▶ **STATED TASK**
In full and without deviation, write out the entries that follow.
==========
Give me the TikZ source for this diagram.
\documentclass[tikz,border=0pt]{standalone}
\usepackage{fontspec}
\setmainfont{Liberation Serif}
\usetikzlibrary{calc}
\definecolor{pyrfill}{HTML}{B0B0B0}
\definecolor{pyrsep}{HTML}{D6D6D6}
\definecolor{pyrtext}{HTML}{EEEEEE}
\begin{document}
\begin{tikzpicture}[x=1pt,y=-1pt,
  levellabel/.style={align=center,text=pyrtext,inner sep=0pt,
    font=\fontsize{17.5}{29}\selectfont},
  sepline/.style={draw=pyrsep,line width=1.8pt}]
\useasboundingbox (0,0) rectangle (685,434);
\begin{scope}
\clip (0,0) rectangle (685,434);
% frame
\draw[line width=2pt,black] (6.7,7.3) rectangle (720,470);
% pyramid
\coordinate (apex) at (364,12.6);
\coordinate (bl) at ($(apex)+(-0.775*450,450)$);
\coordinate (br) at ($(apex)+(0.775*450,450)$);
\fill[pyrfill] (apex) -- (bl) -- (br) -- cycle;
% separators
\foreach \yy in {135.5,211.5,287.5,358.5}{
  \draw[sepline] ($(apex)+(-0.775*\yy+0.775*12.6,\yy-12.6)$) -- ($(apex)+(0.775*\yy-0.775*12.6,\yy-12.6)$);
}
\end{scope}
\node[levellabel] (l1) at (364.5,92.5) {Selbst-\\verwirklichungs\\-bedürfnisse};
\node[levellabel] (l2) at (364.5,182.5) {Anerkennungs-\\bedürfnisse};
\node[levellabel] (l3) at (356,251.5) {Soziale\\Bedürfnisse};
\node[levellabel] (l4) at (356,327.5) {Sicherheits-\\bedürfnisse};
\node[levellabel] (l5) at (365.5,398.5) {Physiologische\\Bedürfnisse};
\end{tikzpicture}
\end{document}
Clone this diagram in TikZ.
==========
▶ **OUTPUT FOR THIS EXERCISE**
Give me the TikZ source for this diagram.
\documentclass[tikz,border=0pt]{standalone}
\usepackage{fontspec}
\setmainfont{Liberation Serif}
\usetikzlibrary{calc}
\definecolor{pyrfill}{HTML}{B0B0B0}
\definecolor{pyrsep}{HTML}{D6D6D6}
\definecolor{pyrtext}{HTML}{EEEEEE}
\begin{document}
\begin{tikzpicture}[x=1pt,y=-1pt,
  levellabel/.style={align=center,text=pyrtext,inner sep=0pt,
    font=\fontsize{17.5}{29}\selectfont},
  sepline/.style={draw=pyrsep,line width=1.8pt}]
\useasboundingbox (0,0) rectangle (685,434);
\begin{scope}
\clip (0,0) rectangle (685,434);
% frame
\draw[line width=2pt,black] (6.7,7.3) rectangle (720,470);
% pyramid
\coordinate (apex) at (364,12.6);
\coordinate (bl) at ($(apex)+(-0.775*450,450)$);
\coordinate (br) at ($(apex)+(0.775*450,450)$);
\fill[pyrfill] (apex) -- (bl) -- (br) -- cycle;
% separators
\foreach \yy in {135.5,211.5,287.5,358.5}{
  \draw[sepline] ($(apex)+(-0.775*\yy+0.775*12.6,\yy-12.6)$) -- ($(apex)+(0.775*\yy-0.775*12.6,\yy-12.6)$);
}
\end{scope}
\node[levellabel] (l1) at (364.5,92.5) {Selbst-\\verwirklichungs\\-bedürfnisse};
\node[levellabel] (l2) at (364.5,182.5) {Anerkennungs-\\bedürfnisse};
\node[levellabel] (l3) at (356,251.5) {Soziale\\Bedürfnisse};
\node[levellabel] (l4) at (356,327.5) {Sicherheits-\\bedürfnisse};
\node[levellabel] (l5) at (365.5,398.5) {Physiologische\\Bedürfnisse};
\end{tikzpicture}
\end{document}
Clone this diagram in TikZ.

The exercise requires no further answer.